Я это говорю к тому, что Сорокин очень чуток к слову - как поэт даже, а не как прозаик. Вслушавшись в собственное имя, он различил в нем возможность архаического произнесения. Отсюда могла пойти у него скатологическая тема, выделившаяся совершенно естественно, по законам даже не лингвистики, а физиологии.
Так что сорока в цитированном отрывке из "Насти" - это сам автор. (Кажется, такое наблюдение уже делали.) Он дает здесь автопортрет и описывает свой творческий метод.
Но посмотрим, что следует в "Насте" дальше. Отраженные в жемчужине черными мужчина и женщина - это Настины родители, господа Саблины.
Закончив со створами окна, Саблин и Саблина подняли и поставили на подоконник большую линзу в медной оправе. Саблин повернул ее, сфокусировал солнечный луч на цилиндрический прибор, линзы его послали восемь тонких лучей ко всем восьми отметкам. (Отметки) вспыхнули полированными золотыми шляпками, восемь рассеянных, переливающихся радугами световых потоков поплыли от них, пересеклись над блюдом с обглоданным скелетом Насти, и через секунду ее улыбающееся юное лицо возникло в воздухе столовой и просияло над костями.
Происходит ни более ни менее как победа духа над плотью. Просиянная плоть, как любили говорить русские религиозные философы. Тем самым проясняется месседж автора - скатолога Сорокина: это текст о духовном посвящении.

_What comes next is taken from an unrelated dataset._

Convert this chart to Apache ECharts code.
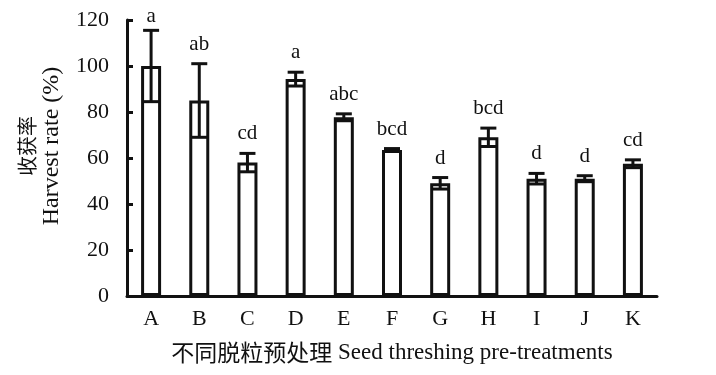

Такая трактовка подкрепляется важнейшим местом повести - где Настя разговаривает с няней в день своего предстоящего съедения, расспрашивает ее, как пушкинская Татьяна, о ее прошлой замужней жизни, и вздыхает: "А мне замуж не выйти!", с чем няня бурно не соглашается: "Тебе ли красоту на семя пускать!"

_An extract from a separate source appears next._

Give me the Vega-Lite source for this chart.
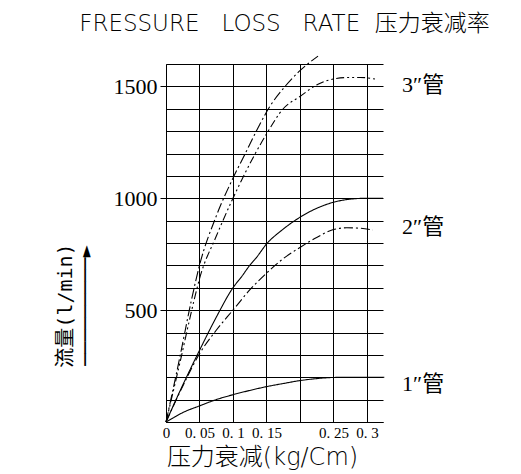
{
  "$schema": "https://vega.github.io/schema/vega-lite/v6.json",
  "width": 217,
  "height": 358,
  "autosize": {"type": "none"},
  "padding": {"left": 166, "top": 64, "right": 138, "bottom": 52},
  "background": "white",
  "config": {"view": {"stroke": null}},
  "resolve": {"axis": {"x": "independent", "y": "independent"}},
  "title": {
    "text": "FRESSURE\u00a0\u00a0\u00a0LOSS\u00a0\u00a0\u00a0RATE\u00a0\u00a0压力衰减率",
    "font": "DejaVu Sans, Noto Sans CJK SC",
    "fontSize": 23,
    "fontWeight": 300,
    "color": "black",
    "anchor": "middle",
    "dx": 10,
    "offset": 17
  },
  "datasets": {
    "curves": [
      {"pipe": "1in", "p": 0, "q": 0},
      {"pipe": "1in", "p": 0.01, "q": 17},
      {"pipe": "1in", "p": 0.025, "q": 42},
      {"pipe": "1in", "p": 0.05, "q": 72},
      {"pipe": "1in", "p": 0.075, "q": 100},
      {"pipe": "1in", "p": 0.1, "q": 122},
      {"pipe": "1in", "p": 0.125, "q": 141},
      {"pipe": "1in", "p": 0.15, "q": 158},
      {"pipe": "1in", "p": 0.175, "q": 172},
      {"pipe": "1in", "p": 0.2, "q": 185},
      {"pipe": "1in", "p": 0.225, "q": 194},
      {"pipe": "1in", "p": 0.25, "q": 199},
      {"pipe": "1in", "p": 0.275, "q": 200},
      {"pipe": "1in", "p": 0.3, "q": 200},
      {"pipe": "1in", "p": 0.326, "q": 200},

      {"pipe": "2in-a", "p": 0, "q": 0},
      {"pipe": "2in-a", "p": 0.025, "q": 165},
      {"pipe": "2in-a", "p": 0.05, "q": 320},
      {"pipe": "2in-a", "p": 0.075, "q": 468},
      {"pipe": "2in-a", "p": 0.1, "q": 600},
      {"pipe": "2in-a", "p": 0.113, "q": 650},
      {"pipe": "2in-a", "p": 0.125, "q": 700},
      {"pipe": "2in-a", "p": 0.135, "q": 735},
      {"pipe": "2in-a", "p": 0.15, "q": 795},
      {"pipe": "2in-a", "p": 0.175, "q": 862},
      {"pipe": "2in-a", "p": 0.2, "q": 915},
      {"pipe": "2in-a", "p": 0.225, "q": 955},
      {"pipe": "2in-a", "p": 0.25, "q": 982},
      {"pipe": "2in-a", "p": 0.275, "q": 996},
      {"pipe": "2in-a", "p": 0.3, "q": 1000},
      {"pipe": "2in-a", "p": 0.324, "q": 1000},

      {"pipe": "2in-b", "p": 0, "q": 0},
      {"pipe": "2in-b", "p": 0.025, "q": 160},
      {"pipe": "2in-b", "p": 0.05, "q": 305},
      {"pipe": "2in-b", "p": 0.075, "q": 410},
      {"pipe": "2in-b", "p": 0.1, "q": 500},
      {"pipe": "2in-b", "p": 0.125, "q": 590},
      {"pipe": "2in-b", "p": 0.15, "q": 665},
      {"pipe": "2in-b", "p": 0.175, "q": 730},
      {"pipe": "2in-b", "p": 0.2, "q": 780},
      {"pipe": "2in-b", "p": 0.225, "q": 825},
      {"pipe": "2in-b", "p": 0.25, "q": 860},
      {"pipe": "2in-b", "p": 0.27, "q": 868},
      {"pipe": "2in-b", "p": 0.29, "q": 866},
      {"pipe": "2in-b", "p": 0.309, "q": 858},

      {"pipe": "3in-a", "p": 0, "q": 0},
      {"pipe": "3in-a", "p": 0.02, "q": 280},
      {"pipe": "3in-a", "p": 0.038, "q": 545},
      {"pipe": "3in-a", "p": 0.05, "q": 700},
      {"pipe": "3in-a", "p": 0.075, "q": 920},
      {"pipe": "3in-a", "p": 0.1, "q": 1090},
      {"pipe": "3in-a", "p": 0.118, "q": 1198},
      {"pipe": "3in-a", "p": 0.14, "q": 1330},
      {"pipe": "3in-a", "p": 0.155, "q": 1410},
      {"pipe": "3in-a", "p": 0.175, "q": 1490},
      {"pipe": "3in-a", "p": 0.2, "q": 1570},
      {"pipe": "3in-a", "p": 0.227, "q": 1635},

      {"pipe": "3in-b", "p": 0, "q": 0},
      {"pipe": "3in-b", "p": 0.02, "q": 255},
      {"pipe": "3in-b", "p": 0.042, "q": 545},
      {"pipe": "3in-b", "p": 0.05, "q": 640},
      {"pipe": "3in-b", "p": 0.075, "q": 830},
      {"pipe": "3in-b", "p": 0.1, "q": 1000},
      {"pipe": "3in-b", "p": 0.113, "q": 1082},
      {"pipe": "3in-b", "p": 0.133, "q": 1198},
      {"pipe": "3in-b", "p": 0.151, "q": 1292},
      {"pipe": "3in-b", "p": 0.175, "q": 1400},
      {"pipe": "3in-b", "p": 0.2, "q": 1455},
      {"pipe": "3in-b", "p": 0.227, "q": 1510},
      {"pipe": "3in-b", "p": 0.25, "q": 1533},
      {"pipe": "3in-b", "p": 0.275, "q": 1540},
      {"pipe": "3in-b", "p": 0.29, "q": 1540},
      {"pipe": "3in-b", "p": 0.312, "q": 1533}
    ],
    "labels": [
      {"label": "3″管", "p": 0.324, "q": 1505},
      {"label": "2″管", "p": 0.324, "q": 870},
      {"label": "1″管", "p": 0.324, "q": 168}
    ]
  },
  "layer": [
    {
      "data": {"name": "curves"},
      "mark": {"type": "line", "color": "black", "strokeWidth": 1.1, "interpolate": "monotone", "clip": false},
      "encoding": {
        "x": {
          "field": "p",
          "type": "quantitative",
          "scale": {"domain": [0, 0.324], "nice": false},
          "axis": {
            "values": [0, 0.05, 0.1, 0.15, 0.2, 0.25, 0.3],
            "labelExpr": "datum.value == 0 ? '0' : (abs(datum.value - 0.2) < 0.001 ? '' : '0. ' + slice(format(datum.value, '.2~f'), 2))",
            "grid": true,
            "gridColor": "black",
            "gridOpacity": 1,
            "gridWidth": 1,
            "ticks": false,
            "domainColor": "black",
            "domainWidth": 1,
            "labelFont": "Liberation Serif",
            "labelFontSize": 15,
            "labelColor": "black",
            "labelPadding": 3,
            "labelFlush": false,
            "labelOverlap": false,
            "title": "压力衰减(kg/Cm)",
            "titleFont": "DejaVu Sans, Noto Sans CJK SC",
            "titleFontSize": 24,
            "titleFontWeight": 300,
            "titleColor": "black",
            "titleX": 96,
            "titlePadding": 5
          }
        },
        "y": {
          "field": "q",
          "type": "quantitative",
          "scale": {"domain": [0, 1600], "nice": false},
          "axis": {
            "values": [0, 100, 200, 300, 400, 500, 600, 700, 800, 900, 1000, 1100, 1200, 1300, 1400, 1500, 1600],
            "format": "d",
            "labelExpr": "datum.value % 500 === 0 && datum.value > 0 ? datum.label : ''",
            "grid": true,
            "gridColor": "black",
            "gridOpacity": 1,
            "gridWidth": 1,
            "tickSize": 6,
            "tickColor": "black",
            "tickOpacity": {"condition": {"test": "datum.value % 500 === 0 && datum.value > 0", "value": 1}, "value": 0},
            "domainColor": "black",
            "domainWidth": 1,
            "labelFont": "Liberation Serif",
            "labelFontSize": 22,
            "labelColor": "black",
            "labelPadding": 3,
            "labelOverlap": false,
            "title": ["流量(l/min)", "─────────►"],
            "titleFont": "DejaVu Sans Mono, Noto Sans CJK SC",
            "titleFontSize": 20,
            "titleFontWeight": "normal",
            "titleColor": "black",
            "titleLineHeight": 20,
            "titleY": 241,
            "titlePadding": 18
          }
        },
        "detail": {"field": "pipe"},
        "strokeDash": {
          "field": "pipe",
          "type": "nominal",
          "scale": {
            "domain": ["1in", "2in-a", "2in-b", "3in-a", "3in-b"],
            "range": [[1, 0], [1, 0], [9, 3, 2, 3], [10, 3, 2, 3], [8, 3, 2, 3, 2, 3]]
          },
          "legend": null
        }
      }
    },
    {
      "data": {"name": "labels"},
      "mark": {"type": "text", "align": "left", "baseline": "middle", "dx": 19, "font": "Liberation Serif, Noto Sans CJK SC", "fontSize": 22, "color": "black"},
      "encoding": {
        "x": {"field": "p", "type": "quantitative", "axis": null},
        "y": {"field": "q", "type": "quantitative", "axis": null},
        "text": {"field": "label"}
      }
    }
  ]
}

Герои Сорокина жрут, жрут все - не только собственных дочерей, но и, к примеру, мороженое из презервативов (текст "Банкет") - и испражняются не для того, чтобы шокировать верных почитателей "святой русской литературы", но чтобы уничтожить гнусную плоть мира, воспарить к небесам, в элемент духа, как сказал бы Гегель.
Но написать, что дух выше плоти, - это мало для литературы. Это вообще не литература, а трюизм, общее место, банальность. Искусство не терпит прямоговорения. Надо ту же мысль подать парадоксально, шокирующе - чтобы текст ощущался. Отсюда сорокинские садизмы - всяческое убиение всяческой плоти во всех его сочинениях.

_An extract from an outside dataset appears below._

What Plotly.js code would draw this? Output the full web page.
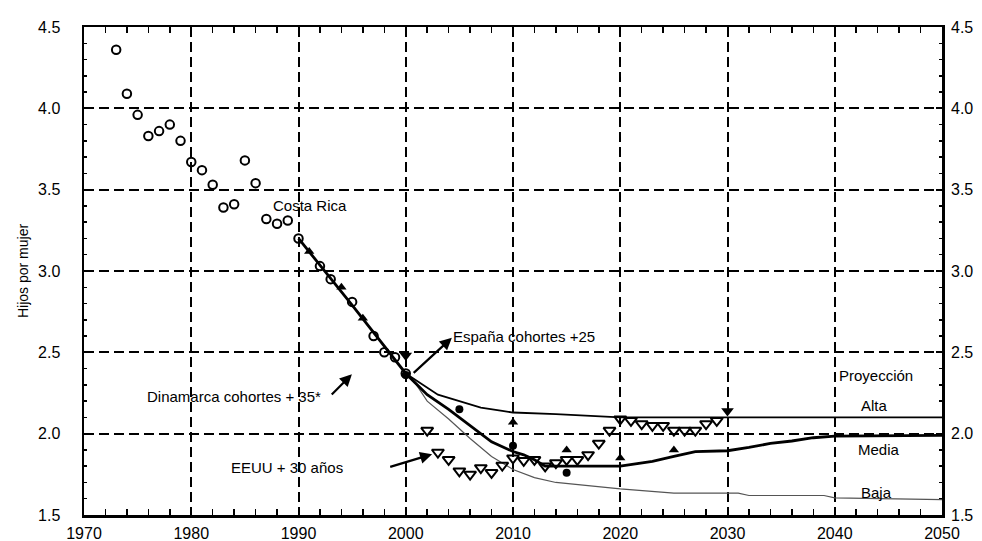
<!DOCTYPE html>
<html>
<head>
<meta charset="utf-8">
<script src="https://cdn.plot.ly/plotly-3.0.1.min.js"></script>
<style>html,body{margin:0;padding:0;background:#fff;}#chart{width:982px;height:541px;}</style>
</head>
<body>
<div id="chart"></div>
<script>
// Costa Rica observed (open circles)
const crYears = [1973,1974,1975,1976,1977,1978,1979,1980,1981,1982,1983,1984,1985,1986,1987,1988,1989,1990,1992,1993,1995,1997,1998,1999,2000];
const crVals  = [4.36,4.09,3.96,3.83,3.86,3.90,3.80,3.67,3.62,3.53,3.39,3.41,3.68,3.54,3.32,3.29,3.31,3.20,3.03,2.95,2.81,2.60,2.50,2.47,2.37];

// Dinamarca cohortes +35 (filled up triangles)
const dkYears = [1991,1994,1996,2010,2015,2020,2025];
const dkVals  = [3.12,2.90,2.71,2.07,1.90,1.85,1.90];

// España cohortes +25 (filled circles)
const esYears = [2000,2005,2010,2015];
const esVals  = [2.36,2.15,1.925,1.76];

// EEUU + 30 años (open down triangles)
const usYears = [2002,2003,2004,2005,2006,2007,2008,2009,2010,2011,2012,2013,2014,2015,2016,2017,2018,2019,2020,2021,2022,2023,2024,2025,2026,2027,2028,2029];
const usVals  = [2.02,1.885,1.84,1.77,1.75,1.79,1.76,1.805,1.85,1.835,1.84,1.80,1.82,1.84,1.84,1.87,1.94,2.02,2.09,2.08,2.06,2.05,2.05,2.02,2.02,2.02,2.06,2.08];
// EEUU filled markers
const usFillYears = [2000,2030];
const usFillVals  = [2.48,2.14];

// Projections
const mediaYears = [1990,1995,2000,2002,2004,2006,2008,2010,2011,2012,2013,2020,2021,2023,2025,2027,2030,2032,2034,2036,2038,2040,2050];
const mediaVals  = [3.20,2.79,2.37,2.24,2.15,2.05,1.95,1.89,1.87,1.84,1.80,1.80,1.81,1.83,1.86,1.89,1.895,1.915,1.94,1.955,1.975,1.985,1.99];
const altaYears = [2000,2002,2003,2005,2007,2009,2010,2014,2017,2020,2030,2040,2050];
const altaVals  = [2.37,2.28,2.24,2.20,2.16,2.14,2.13,2.12,2.11,2.10,2.10,2.10,2.10];
const bajaYears = [2000,2001,2002,2004,2006,2008,2010,2012,2014,2017,2020,2025,2031,2032,2039,2040,2050];
const bajaVals  = [2.37,2.30,2.20,2.09,1.97,1.86,1.78,1.73,1.70,1.68,1.66,1.635,1.635,1.62,1.62,1.605,1.595];

const xTicks = [1970,1980,1990,2000,2010,2020,2030,2040,2050];
const yTicks = [1.5,2.0,2.5,3.0,3.5,4.0,4.5];

const F = 'Liberation Sans, Arial, Helvetica, sans-serif';

const traces = [
  {x: bajaYears, y: bajaVals, mode:'lines', line:{color:'#555', width:1.2}, hoverinfo:'skip'},
  {x: altaYears, y: altaVals, mode:'lines', line:{color:'#000', width:1.8}, hoverinfo:'skip'},
  {x: mediaYears, y: mediaVals, mode:'lines', line:{color:'#000', width:2.8}, hoverinfo:'skip'},
  {x: crYears, y: crVals, mode:'markers', marker:{symbol:'circle-open', size:8.5, color:'#000', line:{width:2, color:'#000'}}},
  {x: usYears, y: usVals, mode:'markers', marker:{symbol:'triangle-down-open', size:10.5, color:'#000', line:{width:2, color:'#000'}}},
  {x: usFillYears, y: usFillVals, mode:'markers', marker:{symbol:'triangle-down', size:11, color:'#000'}},
  {x: dkYears, y: dkVals, mode:'markers', marker:{symbol:'triangle-up', size:9, color:'#000'}},
  {x: esYears, y: esVals, mode:'markers', marker:{symbol:'circle', size:8, color:'#000'}},
  {x: [1970], y: [1.5], yaxis:'y2', mode:'markers', marker:{size:0.1, opacity:0}, hoverinfo:'skip'}
];

const txt = (text, x, y, xanchor) => ({text, x, y, xref:'x', yref:'y', xanchor: xanchor||'left', yanchor:'middle', showarrow:false, font:{family:F, size:15, color:'#000'}});
const arr = (x, y, ax, ay) => ({text:'', x, y, ax, ay, xref:'x', yref:'y', axref:'x', ayref:'y', showarrow:true, arrowhead:2, arrowsize:1.1, arrowwidth:2.2, arrowcolor:'#000'});

const annotations = [
  txt('Costa Rica', 1991.1, 3.40, 'center'),
  txt('Dinamarca cohortes + 35*', 1992.3, 2.23, 'right'),
  txt('España cohortes +25', 2004.2, 2.60, 'left'),
  txt('EEUU + 30 años', 1994.3, 1.795, 'right'),
  txt('Proyección', 2040.2, 2.36, 'left'),
  txt('Alta', 2042.3, 2.175, 'left'),
  txt('Media', 2042.0, 1.905, 'left'),
  txt('Baja', 2042.3, 1.64, 'left'),
  arr(2004.3, 2.59, 2000.6, 2.365),
  arr(1994.98, 2.365, 1992.96, 2.232),
  arr(2002.46, 1.874, 1998.41, 1.793)
];

const gridDash = '10px,5px';
const layout = {
  width: 982, height: 541,
  margin: {l:84, r:40, t:27, b:26},
  paper_bgcolor:'#fff', plot_bgcolor:'#fff',
  showlegend:false,
  font:{family:F, color:'#000'},
  xaxis: {
    range:[1970,2050], tickvals:xTicks, ticktext:xTicks.map(String),
    ticks:'inside', ticklen:6, tickwidth:2, tickcolor:'#000',
    showline:true, linewidth:2.5, linecolor:'#000', mirror:'allticks',
    showgrid:true, gridcolor:'#000', gridwidth:2, griddash:gridDash,
    zeroline:false, tickfont:{family:F, size:16, color:'#000'},
    ticklabelstandoff: 2,
    minor:{dtick:2, tick0:1970, ticks:'inside', ticklen:3, tickcolor:'#000', tickwidth:1.5, showgrid:false}
  },
  yaxis: {
    range:[1.5,4.5], tickvals:yTicks, ticktext:yTicks.map(v=>v.toFixed(1)),
    ticks:'inside', ticklen:6, tickwidth:2, tickcolor:'#000',
    showline:true, linewidth:2.5, linecolor:'#000', mirror:'allticks',
    showgrid:true, gridcolor:'#000', gridwidth:2, griddash:gridDash,
    zeroline:false, tickfont:{family:F, size:16, color:'#000'},
    ticklabelstandoff: 18,
    minor:{dtick:0.1, tick0:1.5, ticks:'inside', ticklen:3, tickcolor:'#000', tickwidth:1.5, showgrid:false},
    title:{text:'Hijos por mujer', font:{family:F, size:14, color:'#000'}, standoff:6}
  },
  yaxis2: {
    overlaying:'y', side:'right', range:[1.5,4.5], tickvals:yTicks, ticktext:yTicks.map(v=>v.toFixed(1)),
    ticks:'', showline:false, showgrid:false, zeroline:false,
    tickfont:{family:F, size:16, color:'#000'}, ticklabelstandoff: 8
  },
  annotations
};

Plotly.newPlot('chart', traces, layout, {staticPlot:true, displayModeBar:false});
</script>
</body>
</html>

А в "Пире" премущественно едят, потому что Сорокин вспомнил одну ходовую интеллигентскую шуточку: называть духовную деятельность духовкой. Духовка же в прямом значении - кухонный агрегат. Отсюда замысел дать еду, кулинарию как метафору творчества, воспарения в высшие сферы. Однако в тексте "Машина" изобретен некий аппарат, превращающмй слова в изысканные блюда. Это значит: вначале было Слово.
Главное - способность слышать слова, литературный, поэтический дар.
Возьмем еще один текст из этой же книги - "Зеркало". Игра начинается уже с заглавия, в котором буква "л" дана латиницей. Это долженствует привлечь к нему внимание и тем самым разложить слово, увидеть в нем скрытый смысл. Задача не из трудных: в слове "зеркало" заключено еще одно - кал, в старинном варианте "кало". Текст построен как описание неким субъектом своих каждодневных экскрементов, которым он всякий раз дает название, собственное имя. После чего в каждом отрывке идет некий литературный фрагмент в благородном стиле Пруста или Набокова.
Например, запись от 4 мая 2000 года. После непременного перечисления съеденных блюд - комментарий:
Ложный позыв: 22.34. Подлинный позыв: 0.18. Выход с медленно-тягучим началом и бурным финалом. Звук: нарастающий шорох листьев с гневным злобно-завистливым ворчанием. Пугающе сложная форма: три широких сегмента, пронзенные необычайно узкой, загибающейся на конце "стрелой" и накрытой сверху массивной пирамидой. Имя: "Исход из Египта". Изумительный молочно-шоколадный цвет трех сегментов. Грозный густо-терракотовый тон пирамиды. Робкое колебание палевых оттенков "стрелы". Сочетание настойчивой вязкости с доверчивой разрыхленностью.
N.B. Например приходит вестник с маленьким гробом для ребенка который еще не умер и недоверчиво смотрит из угла на свою будущую колыбель, а мать молчаливо гладит ему прощальную одежду, а я продолжаю как ни в чем ни бывало играть сонату Шумана и вижу в зеркале отвернувшегося к окну отца, и его скупые жестокие слезы заставляют меня сбиться с темпа, прижать руки к губам и издать такой внутренний вопль восхищения очаровательным, что шерсть встает дыбом на дремлющей в клетке обезьянке.
К концу тема зеркал в литературных приложениях нарастает, пока не появляются следующие слова:
Человек устает не от себя самого, а от отношения к себе самому, и очаровывающе-потрясающую роль в этом играют люди-зеркала - после чего субъект текста начинает вводить в меню части собственного тела и кончает тем, что съедает свои гениталии. Нота бене короткое: "Завтра я стану Богом".